Członkowie sieci Dziedzictwo Kulinarne Opolskie zdobywali nowe doświadczenia. Wzięli udział w warsztatach i podróży studyjnej szlakiem  „Dziedzictwo Kulinarne Małopolska”. Zwiedzili wiele ciekawych miejsc, mogących być dla nich inspiracją.

Gospodarstwo rybackie „Pstrąg Ojcowski” znajduje się w sercu Ojcowskiego Parku Narodowego.  Prowadzone jest przez matkę i córkę, jako jedyne w Polsce prowadzi tradycyjną hodowlę pstrąga potokowego. Właścicielka,  Magdalena Węgiel, została doceniona za to w Brukseli, otrzymując nagrodę za innowacje, przyznawaną europejskim rolniczkom.

W Niezwojowicach gospodarstwo ekologiczne „Pszczółki” prowadzi rodzina Król. Gospodarstwo zajmuje się pszczelarstwem, ogrodnictwem, uprawą warzyw i owoców, hodowlą gęsi, a także ziół. Całość, w roku 2007, została objęta certyfikatem COBICO. Do sieci Dziedzictwo Kulinarne Małopolska zgłosili swoje dania: „zazdrosny rosół” czy „gęś biesiadną wsią zalaną”.

Natomiast w miejscowości Brzegi, na skraju Tatrzańskiego Parku Narodowego, gospodaruje  Janina Rzepka. To pierwsza kobieta w Polsce, która otrzymała w 2013 roku dyplom czeladnika w zawodzie „baca” oraz prestiżowe wyróżnienie “Gaździna Podhala”. Pani Baca opowiadała o prowadzonej działalności agroturystycznej i hodowli krów i owiec, oraz o podtrzymaniu i zachowaniu tradycji kultury pasterskiej Podhala. W swojej „Bacówce u Jancoka” wytwarza bryndzę podhalańską i oscypek, zarejestrowane w unijnym rejestrze Chronionych Nazw Pochodzenia i Chronionych Oznaczeń Geograficznych oraz  bunc/bundz/grudkę, wpisane na Listę Produktów Tradycyjnych MRiRW.

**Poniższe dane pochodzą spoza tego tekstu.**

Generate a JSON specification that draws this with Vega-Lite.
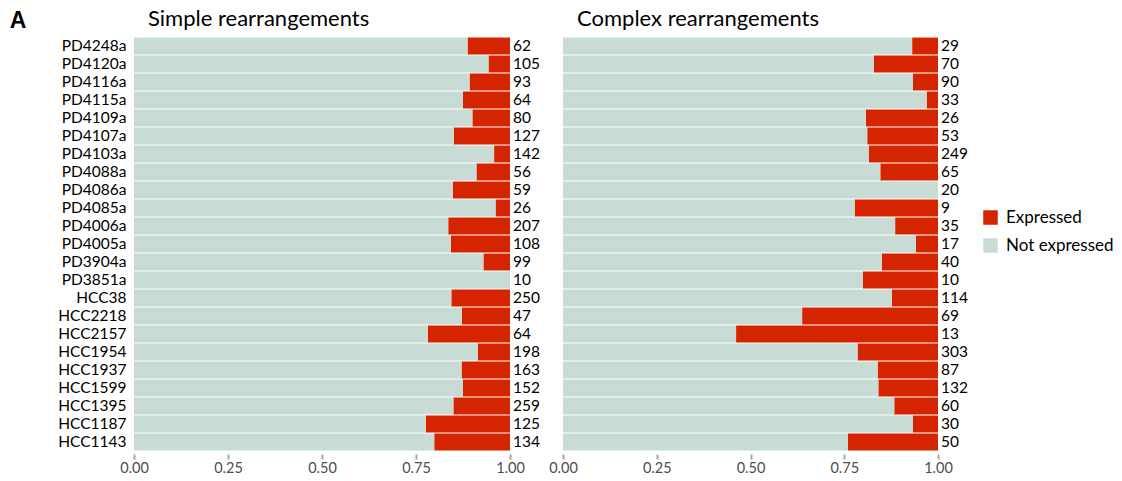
{
  "$schema": "https://vega.github.io/schema/vega-lite/v6.json",
  "padding": {"left": 9, "top": 8, "right": 5, "bottom": 5},
  "background": "white",
  "title": {
    "text": "A",
    "anchor": "start",
    "frame": "bounds",
    "dx": -48,
    "offset": -25,
    "fontSize": 23,
    "fontWeight": "bold",
    "font": "Liberation Sans",
    "color": "black"
  },
  "config": {
    "font": "Lato",
    "view": {"stroke": null},
    "concat": {"spacing": 53},
    "legend": {
      "orient": "none",
      "legendX": 848,
      "legendY": 172,
      "title": null,
      "symbolType": "square",
      "symbolSize": 210,
      "symbolStrokeWidth": 0,
      "labelFontSize": 17,
      "labelColor": "black",
      "rowPadding": 10,
      "labelOffset": 7
    }
  },
  "bounds": "flush",
  "data": {
    "values": [
      {"panel": "Simple", "sample": "PD4248a", "status": "Expressed", "count": 7},
      {"panel": "Simple", "sample": "PD4248a", "status": "Not expressed", "count": 55},
      {"panel": "Simple", "sample": "PD4120a", "status": "Expressed", "count": 6},
      {"panel": "Simple", "sample": "PD4120a", "status": "Not expressed", "count": 99},
      {"panel": "Simple", "sample": "PD4116a", "status": "Expressed", "count": 10},
      {"panel": "Simple", "sample": "PD4116a", "status": "Not expressed", "count": 83},
      {"panel": "Simple", "sample": "PD4115a", "status": "Expressed", "count": 8},
      {"panel": "Simple", "sample": "PD4115a", "status": "Not expressed", "count": 56},
      {"panel": "Simple", "sample": "PD4109a", "status": "Expressed", "count": 8},
      {"panel": "Simple", "sample": "PD4109a", "status": "Not expressed", "count": 72},
      {"panel": "Simple", "sample": "PD4107a", "status": "Expressed", "count": 19},
      {"panel": "Simple", "sample": "PD4107a", "status": "Not expressed", "count": 108},
      {"panel": "Simple", "sample": "PD4103a", "status": "Expressed", "count": 6},
      {"panel": "Simple", "sample": "PD4103a", "status": "Not expressed", "count": 136},
      {"panel": "Simple", "sample": "PD4088a", "status": "Expressed", "count": 5},
      {"panel": "Simple", "sample": "PD4088a", "status": "Not expressed", "count": 51},
      {"panel": "Simple", "sample": "PD4086a", "status": "Expressed", "count": 9},
      {"panel": "Simple", "sample": "PD4086a", "status": "Not expressed", "count": 50},
      {"panel": "Simple", "sample": "PD4085a", "status": "Expressed", "count": 1},
      {"panel": "Simple", "sample": "PD4085a", "status": "Not expressed", "count": 25},
      {"panel": "Simple", "sample": "PD4006a", "status": "Expressed", "count": 34},
      {"panel": "Simple", "sample": "PD4006a", "status": "Not expressed", "count": 173},
      {"panel": "Simple", "sample": "PD4005a", "status": "Expressed", "count": 17},
      {"panel": "Simple", "sample": "PD4005a", "status": "Not expressed", "count": 91},
      {"panel": "Simple", "sample": "PD3904a", "status": "Expressed", "count": 7},
      {"panel": "Simple", "sample": "PD3904a", "status": "Not expressed", "count": 92},
      {"panel": "Simple", "sample": "PD3851a", "status": "Expressed", "count": 0},
      {"panel": "Simple", "sample": "PD3851a", "status": "Not expressed", "count": 10},
      {"panel": "Simple", "sample": "HCC38", "status": "Expressed", "count": 39},
      {"panel": "Simple", "sample": "HCC38", "status": "Not expressed", "count": 211},
      {"panel": "Simple", "sample": "HCC2218", "status": "Expressed", "count": 6},
      {"panel": "Simple", "sample": "HCC2218", "status": "Not expressed", "count": 41},
      {"panel": "Simple", "sample": "HCC2157", "status": "Expressed", "count": 14},
      {"panel": "Simple", "sample": "HCC2157", "status": "Not expressed", "count": 50},
      {"panel": "Simple", "sample": "HCC1954", "status": "Expressed", "count": 17},
      {"panel": "Simple", "sample": "HCC1954", "status": "Not expressed", "count": 181},
      {"panel": "Simple", "sample": "HCC1937", "status": "Expressed", "count": 21},
      {"panel": "Simple", "sample": "HCC1937", "status": "Not expressed", "count": 142},
      {"panel": "Simple", "sample": "HCC1599", "status": "Expressed", "count": 19},
      {"panel": "Simple", "sample": "HCC1599", "status": "Not expressed", "count": 133},
      {"panel": "Simple", "sample": "HCC1395", "status": "Expressed", "count": 39},
      {"panel": "Simple", "sample": "HCC1395", "status": "Not expressed", "count": 220},
      {"panel": "Simple", "sample": "HCC1187", "status": "Expressed", "count": 28},
      {"panel": "Simple", "sample": "HCC1187", "status": "Not expressed", "count": 97},
      {"panel": "Simple", "sample": "HCC1143", "status": "Expressed", "count": 27},
      {"panel": "Simple", "sample": "HCC1143", "status": "Not expressed", "count": 107},
      {"panel": "Complex", "sample": "PD4248a", "status": "Expressed", "count": 2},
      {"panel": "Complex", "sample": "PD4248a", "status": "Not expressed", "count": 27},
      {"panel": "Complex", "sample": "PD4120a", "status": "Expressed", "count": 12},
      {"panel": "Complex", "sample": "PD4120a", "status": "Not expressed", "count": 58},
      {"panel": "Complex", "sample": "PD4116a", "status": "Expressed", "count": 6},
      {"panel": "Complex", "sample": "PD4116a", "status": "Not expressed", "count": 84},
      {"panel": "Complex", "sample": "PD4115a", "status": "Expressed", "count": 1},
      {"panel": "Complex", "sample": "PD4115a", "status": "Not expressed", "count": 32},
      {"panel": "Complex", "sample": "PD4109a", "status": "Expressed", "count": 5},
      {"panel": "Complex", "sample": "PD4109a", "status": "Not expressed", "count": 21},
      {"panel": "Complex", "sample": "PD4107a", "status": "Expressed", "count": 10},
      {"panel": "Complex", "sample": "PD4107a", "status": "Not expressed", "count": 43},
      {"panel": "Complex", "sample": "PD4103a", "status": "Expressed", "count": 46},
      {"panel": "Complex", "sample": "PD4103a", "status": "Not expressed", "count": 203},
      {"panel": "Complex", "sample": "PD4088a", "status": "Expressed", "count": 10},
      {"panel": "Complex", "sample": "PD4088a", "status": "Not expressed", "count": 55},
      {"panel": "Complex", "sample": "PD4086a", "status": "Expressed", "count": 0},
      {"panel": "Complex", "sample": "PD4086a", "status": "Not expressed", "count": 20},
      {"panel": "Complex", "sample": "PD4085a", "status": "Expressed", "count": 2},
      {"panel": "Complex", "sample": "PD4085a", "status": "Not expressed", "count": 7},
      {"panel": "Complex", "sample": "PD4006a", "status": "Expressed", "count": 4},
      {"panel": "Complex", "sample": "PD4006a", "status": "Not expressed", "count": 31},
      {"panel": "Complex", "sample": "PD4005a", "status": "Expressed", "count": 1},
      {"panel": "Complex", "sample": "PD4005a", "status": "Not expressed", "count": 16},
      {"panel": "Complex", "sample": "PD3904a", "status": "Expressed", "count": 6},
      {"panel": "Complex", "sample": "PD3904a", "status": "Not expressed", "count": 34},
      {"panel": "Complex", "sample": "PD3851a", "status": "Expressed", "count": 2},
      {"panel": "Complex", "sample": "PD3851a", "status": "Not expressed", "count": 8},
      {"panel": "Complex", "sample": "HCC38", "status": "Expressed", "count": 14},
      {"panel": "Complex", "sample": "HCC38", "status": "Not expressed", "count": 100},
      {"panel": "Complex", "sample": "HCC2218", "status": "Expressed", "count": 25},
      {"panel": "Complex", "sample": "HCC2218", "status": "Not expressed", "count": 44},
      {"panel": "Complex", "sample": "HCC2157", "status": "Expressed", "count": 7},
      {"panel": "Complex", "sample": "HCC2157", "status": "Not expressed", "count": 6},
      {"panel": "Complex", "sample": "HCC1954", "status": "Expressed", "count": 65},
      {"panel": "Complex", "sample": "HCC1954", "status": "Not expressed", "count": 238},
      {"panel": "Complex", "sample": "HCC1937", "status": "Expressed", "count": 14},
      {"panel": "Complex", "sample": "HCC1937", "status": "Not expressed", "count": 73},
      {"panel": "Complex", "sample": "HCC1599", "status": "Expressed", "count": 21},
      {"panel": "Complex", "sample": "HCC1599", "status": "Not expressed", "count": 111},
      {"panel": "Complex", "sample": "HCC1395", "status": "Expressed", "count": 7},
      {"panel": "Complex", "sample": "HCC1395", "status": "Not expressed", "count": 53},
      {"panel": "Complex", "sample": "HCC1187", "status": "Expressed", "count": 2},
      {"panel": "Complex", "sample": "HCC1187", "status": "Not expressed", "count": 28},
      {"panel": "Complex", "sample": "HCC1143", "status": "Expressed", "count": 12},
      {"panel": "Complex", "sample": "HCC1143", "status": "Not expressed", "count": 38}
    ]
  },
  "hconcat": [
    {
      "width": 376,
      "height": 414,
      "title": {"text": "Simple rearrangements", "anchor": "start", "frame": "group", "dx": 14, "fontSize": 22, "fontWeight": "normal", "color": "black", "offset": 6},
      "transform": [{"filter": "datum.panel === 'Simple'"}],
      "layer": [
        {
          "mark": {"type": "bar"},
          "encoding": {
            "y": {
              "field": "sample", "type": "nominal",
              "sort": ["PD4248a","PD4120a","PD4116a","PD4115a","PD4109a","PD4107a","PD4103a","PD4088a","PD4086a","PD4085a","PD4006a","PD4005a","PD3904a","PD3851a","HCC38","HCC2218","HCC2157","HCC1954","HCC1937","HCC1599","HCC1395","HCC1187","HCC1143"],
              "scale": {"paddingInner": 0.06, "paddingOuter": 0.03},
              "axis": {"title": null, "ticks": false, "domain": false, "labelFontSize": 15.5, "labelColor": "black", "labelPadding": 8}
            },
            "x": {
              "aggregate": "sum", "field": "count", "type": "quantitative", "stack": "normalize",
              "scale": {"domain": [0, 1], "nice": false},
              "axis": {"title": null, "values": [0, 0.25, 0.5, 0.75, 1], "labelExpr": "format(datum.value, '.2f')", "grid": false, "domain": false, "tickColor": "#a6a6a6", "tickSize": 5, "tickWidth": 2, "offset": 3, "labelFontSize": 14.5, "labelColor": "#4d4d4d", "labelPadding": 2, "labelFlush": false}
            },
            "color": {
              "field": "status", "type": "nominal",
              "scale": {"domain": ["Expressed", "Not expressed"], "range": ["#d42400", "#c8dcd5"]}
            },
            "order": {"field": "status", "sort": "descending"}
          }
        },
        {
          "mark": {"type": "text", "align": "left", "baseline": "middle", "dx": 3, "fontSize": 15.5, "color": "black"},
          "encoding": {
            "y": {"field": "sample", "type": "nominal", "sort": ["PD4248a","PD4120a","PD4116a","PD4115a","PD4109a","PD4107a","PD4103a","PD4088a","PD4086a","PD4085a","PD4006a","PD4005a","PD3904a","PD3851a","HCC38","HCC2218","HCC2157","HCC1954","HCC1937","HCC1599","HCC1395","HCC1187","HCC1143"]},
            "x": {"datum": 1},
            "text": {"aggregate": "sum", "field": "count", "type": "quantitative"}
          }
        }
      ]
    },
    {
      "width": 375,
      "height": 414,
      "title": {"text": "Complex rearrangements", "anchor": "start", "frame": "group", "dx": 14, "fontSize": 22, "fontWeight": "normal", "color": "black", "offset": 6},
      "transform": [{"filter": "datum.panel === 'Complex'"}],
      "layer": [
        {
          "mark": {"type": "bar"},
          "encoding": {
            "y": {
              "field": "sample", "type": "nominal",
              "sort": ["PD4248a","PD4120a","PD4116a","PD4115a","PD4109a","PD4107a","PD4103a","PD4088a","PD4086a","PD4085a","PD4006a","PD4005a","PD3904a","PD3851a","HCC38","HCC2218","HCC2157","HCC1954","HCC1937","HCC1599","HCC1395","HCC1187","HCC1143"],
              "scale": {"paddingInner": 0.06, "paddingOuter": 0.03},
              "axis": null
            },
            "x": {
              "aggregate": "sum", "field": "count", "type": "quantitative", "stack": "normalize",
              "scale": {"domain": [0, 1], "nice": false},
              "axis": {"title": null, "values": [0, 0.25, 0.5, 0.75, 1], "labelExpr": "format(datum.value, '.2f')", "grid": false, "domain": false, "tickColor": "#a6a6a6", "tickSize": 5, "tickWidth": 2, "offset": 3, "labelFontSize": 14.5, "labelColor": "#4d4d4d", "labelPadding": 2, "labelFlush": false}
            },
            "color": {
              "field": "status", "type": "nominal",
              "scale": {"domain": ["Expressed", "Not expressed"], "range": ["#d42400", "#c8dcd5"]}
            },
            "order": {"field": "status", "sort": "descending"}
          }
        },
        {
          "mark": {"type": "text", "align": "left", "baseline": "middle", "dx": 3, "fontSize": 15.5, "color": "black"},
          "encoding": {
            "y": {"field": "sample", "type": "nominal", "sort": ["PD4248a","PD4120a","PD4116a","PD4115a","PD4109a","PD4107a","PD4103a","PD4088a","PD4086a","PD4085a","PD4006a","PD4005a","PD3904a","PD3851a","HCC38","HCC2218","HCC2157","HCC1954","HCC1937","HCC1599","HCC1395","HCC1187","HCC1143"]},
            "x": {"datum": 1},
            "text": {"aggregate": "sum", "field": "count", "type": "quantitative"}
          }
        }
      ]
    }
  ]
}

W gospodarstwie rodzinnym Janiny i Bolesława Bobaków w miejscowości Ząb (to najwyżej położona miejscowość w Polsce – 1013 m n.p.m.),  w pobliżu Gubałówki, od 2004 roku funkcjonuje gospodarstwo ekologiczne (tradycyjne rodzinne bacowanie, pasterstwo). Uczestnicy wyjazdu mogli dowiedzieć się, w jaki sposób odbywa się m.in. produkcja sera bundz, wpisanego na Listę Produktów Tradycyjnych MRiRW.

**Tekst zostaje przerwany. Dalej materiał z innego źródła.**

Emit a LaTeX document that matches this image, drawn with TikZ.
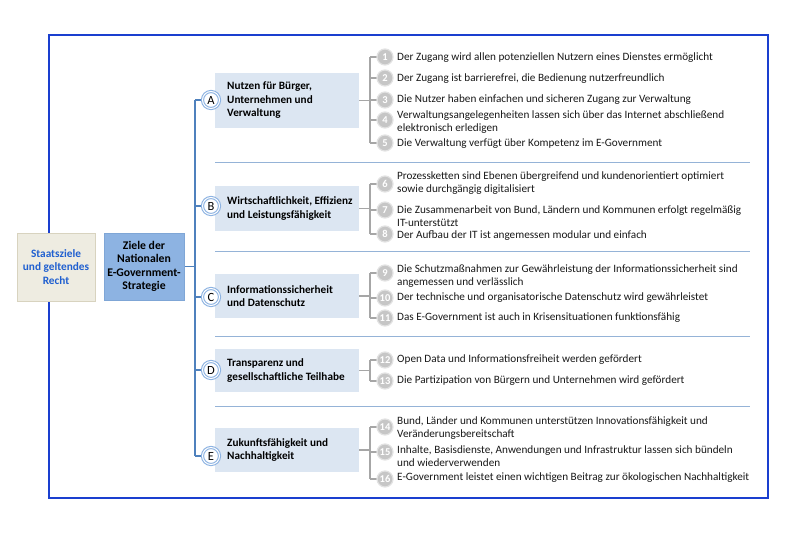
\documentclass[tikz,border=0pt]{standalone}
\usepackage{fontspec}
\setmainfont{Carlito}
\usetikzlibrary{backgrounds}
\definecolor{frameblue}{HTML}{1A3FCF}
\definecolor{trunkblue}{HTML}{4F81BD}
\definecolor{seplight}{HTML}{95B3D7}
\definecolor{boxlight}{HTML}{DCE6F2}
\definecolor{zielebox}{HTML}{8DB3E2}
\definecolor{zieleborder}{HTML}{7FA6D6}
\definecolor{staatfill}{HTML}{EEECE1}
\definecolor{staatborder}{HTML}{D8D3BF}
\definecolor{staattext}{HTML}{1F5FD0}
\definecolor{numgray}{HTML}{C6C6C6}
\definecolor{numring}{HTML}{E2E2E2}
\definecolor{bracketgray}{HTML}{A6A6A6}
\definecolor{ringblue}{HTML}{8DB3E2}
\tikzset{
  goalbox/.style={fill=boxlight, draw=none, minimum width=144pt, inner sep=0pt, anchor=west},
  goaltxt/.style={font=\fontsize{11.2}{13.5}\selectfont\bfseries, align=left, anchor=west, inner sep=0pt},
  lettc/.style={circle, fill=white, draw=ringblue, double=white, double distance=1pt, line width=1.1pt, minimum size=17pt, inner sep=0pt, font=\fontsize{12.5}{13}\selectfont},
  numc/.style={circle, fill=numgray, draw=numring, line width=1.2pt, minimum size=16pt, inner sep=0pt, text=white, font=\fontsize{10.5}{11}\selectfont\bfseries},
  itemtxt/.style={font=\fontsize{11.2}{12.5}\selectfont, align=left, anchor=west, inner sep=0pt, text=black!90},
  trunk/.style={draw=trunkblue, line width=1.5pt},
  brk/.style={draw=bracketgray, line width=1.4pt},
  sep/.style={draw=seplight, line width=1pt},
}
\newcommand\gitem[4]{%
  \node[numc] (n#1) at (385,#2) {#1};
  \node[itemtxt] (t#1) at (397,#3) {#4};%
}
\newcommand\gbox[5]{% name, top, bottom, text, circle y
  \node[goalbox, minimum height={#3-#2}] (box#1) at (215,{(#2+#3)/2}) {};
  \node[goaltxt] (txt#1) at (227,{(#2+#3)/2}) {#4};
  \node[lettc] (c#1) at (211,#5) {#1};%
}
\begin{document}
\begin{tikzpicture}[x=1pt,y=-1pt]
\useasboundingbox (0,0) rectangle (800,544);

% left boxes
\node[fill=staatfill, draw=staatborder, line width=0.8pt, minimum width=78pt, minimum height=68pt, inner sep=0pt,
      text=staattext, font=\fontsize{11.3}{13.3}\selectfont\bfseries, align=center] (staat) at (56,267)
      {Staatsziele\\und geltendes\\Recht};
\node[fill=zielebox, draw=zieleborder, line width=0.6pt, minimum width=80pt, minimum height=67pt, inner sep=0pt,
      font=\fontsize{11.7}{13.3}\selectfont\bfseries, align=center] (ziele) at (144,266.5)
      {Ziele der\\Nationalen\\E-Government-\\Strategie};

% goal boxes
\gbox{A}{73}{128}{Nutzen für Bürger,\\Unternehmen und\\Verwaltung}{100}
\gbox{B}{186}{231}{Wirtschaftlichkeit, Effizienz\\und Leistungsfähigkeit}{206}
\gbox{C}{274}{318}{Informationssicherheit\\und Datenschutz}{297}
\gbox{D}{349}{392}{Transparenz und\\gesellschaftliche Teilhabe}{370}
\gbox{E}{428}{472}{Zukunftsfähigkeit und\\Nachhaltigkeit}{456}

% items
\gitem{1}{57}{58}{Der Zugang wird allen potenziellen Nutzern eines Dienstes ermöglicht}
\gitem{2}{78}{79}{Der Zugang ist barrierefrei, die Bedienung nutzerfreundlich}
\gitem{3}{100}{100}{Die Nutzer haben einfachen und sicheren Zugang zur Verwaltung}
\gitem{4}{120}{122}{Verwaltungsangelegenheiten lassen sich über das Internet abschließend\\elektronisch erledigen}
\gitem{5}{143}{144}{Die Verwaltung verfügt über Kompetenz im E-Government}
\gitem{6}{184}{183}{Prozessketten sind Ebenen übergreifend und kundenorientiert optimiert\\sowie durchgängig digitalisiert}
\gitem{7}{210}{216}{Die Zusammenarbeit von Bund, Ländern und Kommunen erfolgt regelmäßig\\IT-unterstützt}
\gitem{8}{234}{236}{Der Aufbau der IT ist angemessen modular und einfach}
\gitem{9}{273}{276}{Die Schutzmaßnahmen zur Gewährleistung der Informationssicherheit sind\\angemessen und verlässlich}
\gitem{10}{298}{298}{Der technische und organisatorische Datenschutz wird gewährleistet}
\gitem{11}{318}{318}{Das E-Government ist auch in Krisensituationen funktionsfähig}
\gitem{12}{360}{360}{Open Data und Informationsfreiheit werden gefördert}
\gitem{13}{381}{381}{Die Partizipation von Bürgern und Unternehmen wird gefördert}
\gitem{14}{427}{428}{Bund, Länder und Kommunen unterstützen Innovationsfähigkeit und\\Veränderungsbereitschaft}
\gitem{15}{452}{456}{Inhalte, Basisdienste, Anwendungen und Infrastruktur lassen sich bündeln\\und wiederverwenden}
\gitem{16}{479}{478}{E-Government leistet einen wichtigen Beitrag zur ökologischen Nachhaltigkeit}

\begin{scope}[on background layer]
  \fill[white] (0,0) rectangle (800,544);
  % frame
  \draw[draw=frameblue, line width=2pt] (49,35) rectangle (768,498);
  % separators
  \coordinate (sl) at (215,0); \coordinate (sr) at (750,0);
  \foreach \y in {162,251,336,406} \draw[sep] (sl |- 0,\y) -- (sr |- 0,\y);
  % trunk
  \coordinate (tr) at (195,0);
  \draw[trunk] (cA -| tr) -- (cE -| tr);
  \foreach \g in {A,B,C,D,E} \draw[trunk] (c\g -| tr) -- (c\g.center);
  \draw[trunk] (ziele.east) -- (ziele.east -| tr);
  % brackets
  \coordinate (bx) at (370,0);
  \draw[brk] (boxA.east) -- (boxA.east -| bx);
  \draw[brk] (n1 -| bx) -- (n5 -| bx);
  \foreach \i in {1,...,5} \draw[brk] (n\i -| bx) -- (n\i.center);
  \draw[brk] (boxB.east) -- (boxB.east -| bx);
  \draw[brk] (n6 -| bx) -- (n8 -| bx);
  \foreach \i in {6,7,8} \draw[brk] (n\i -| bx) -- (n\i.center);
  \draw[brk] (boxC.east) -- (boxC.east -| bx);
  \draw[brk] (n9 -| bx) -- (n11 -| bx);
  \foreach \i in {9,10,11} \draw[brk] (n\i -| bx) -- (n\i.center);
  \draw[brk] (boxD.east) -- (boxD.east -| bx);
  \draw[brk] (n12 -| bx) -- (n13 -| bx);
  \foreach \i in {12,13} \draw[brk] (n\i -| bx) -- (n\i.center);
  \draw[brk] (boxE.east) -- (boxE.east -| bx);
  \draw[brk] (n14 -| bx) -- (n16 -| bx);
  \foreach \i in {14,15,16} \draw[brk] (n\i -| bx) -- (n\i.center);
\end{scope}
\end{tikzpicture}
\end{document}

W Zarzeczu, właściciel Tłoczni Maurer Krzysztof Maurer  opowiadał o trudach związanych z podjęciem i prowadzeniem działalności, zaprezentował też wytwarzane soki. Na wyjątkową jakość soków wpływa fakt, że owoce dojrzewają na górskich, łąckich stokach i od lat cieszą się powszechnym uznaniem. Potwierdzili to uczestnicy wyprawy, którzy mogli skosztować m.in. soków z jabłek łąckich zarejestrowanych w unijnym rejestrze Chronionych Nazw Pochodzenia i Chronionych Oznaczeń Geograficznych.

„Sądecki Bartnik” to miejsce, w którym znajduje się rodzinne gospodarstwo, ale także skansen i Muzeum Pszczelarstwa. Właściciele obiektu opowiadali o produktach miodowych oraz  o sądeckim miodzie spadziowym, który  w roku 2008 został wpisany na Listę Produktów Tradycyjnych MRiRW.

Kolejnym miejscem odwiedzanym przez opolską grupę było „Uzdrowisko Wysowa” S.A., które zajmuje się  leczeniem uzdrowiskowym i rehabilitacją oraz produkcją wód mineralnych, leczniczych i smakowych. Uczestnicy wyjazdu zobaczyli, jak pozyskiwana jest i butelkowana lecznicza woda mineralna. Po wizycie w pijalni, uczestnicy udali się do restauracji rodzinnej „Stary Dom Zdrojowy”, która specjalizuje się głównie w  galicyjskiej kuchni. W restauracji samodzielnie kiszą kapustę, barszcze, rydze, a nawet cytryny. Własnoręcznie pieką chleby na zakwasie, robią makarony, konfitury, wędzą kiełbasy, suszą grzyby itd. Pasja połączona z miłością do lokalnego jedzenia aż tętni w tym miejscu.  Restauratorki  opowiedziały o swoich działaniach, uraczyły też Opolan swoimi specjałami: żurem na kiszonych rydzach, maczanką krakowską, czy paschą.

Ostatnim miejscem wyjazdu była Winnica Zadora położona w Szczepanowicach nad Dunajcem. Uczestnicy wizyty wysłuchali wielu ciekawych informacji na temat  wytwarzania lokalnego wina oraz warunków, jakie należy spełnić, by otworzyć winnicę.

To były niezwykle ciekawe spotkania, które opolskim restauratorom, producentom i właścicielom gospodarstw dostarczyły wielu nowych pomysłów.